With this we can unscramble with any 4 digit key, but we need to find the key the challenge used and we can brute force it. The only way to know we had correctly unscrambled the puzzle was to recompute its checksum and compare it to the 0x6A7F scrambled checksum from the header.

We know that the checksum is computed over the column-major version of the board with black squares removed thanks to the PUZ file format documentation, specifically the section about the Scrambled Checksum at offset 0x1E which says "If the correct solution is laid out as a string in column-major order, omitting black squares, then 0x1E contains cksum_region (string,0x0000)."

Let's implement this:

def cksum_region(data_bytes):
    c = 0
    for b in data_bytes:
        low = c & 1
        c >>= 1
        if low:
            c |= 0x8000
        c = (c + b) & 0xFFFF
    return c

Now to get the key, let's write a loop that will use this to try every key from 0000 to 9999, unscramble the grid, strip black squares and re-encode to bytes, cmpute the checksum and compare.

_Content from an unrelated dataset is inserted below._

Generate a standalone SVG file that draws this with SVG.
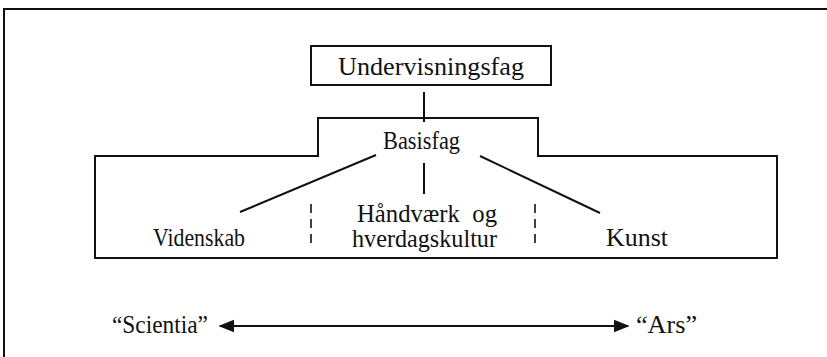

target_cksum = scrambled_cksum  # 0x6A7F from earlier

for key in range(10000):
    plain = unscramble(enc_grid, width, height, key)
    col_maj = square(plain, width, height).replace(BLACK, '').encode('latin-1')
    if cksum_region(col_maj) == target_cksum:
        print(f"{key:04d}")
        break

This gave us

which we can use to restore the board.

solution = unscramble(enc_grid, width, height, 5727)
for row in range(height):
    print(' '.join(solution[row*width : (row+1)*width]))

resulting board:

U M D C T
F C A N Y
O U B E A
T M Y T I
M E . . .

flag

UMDCTF{CANYOUBEATMYTIME}

Shoutout to the UMDCSEC team for putting together some great challenges with a really cohesive "brainrot" theme! This was a really interesting NYT puzzle themed category and I really enjoyed the cryptography and OSINT "ohio" challenges as well.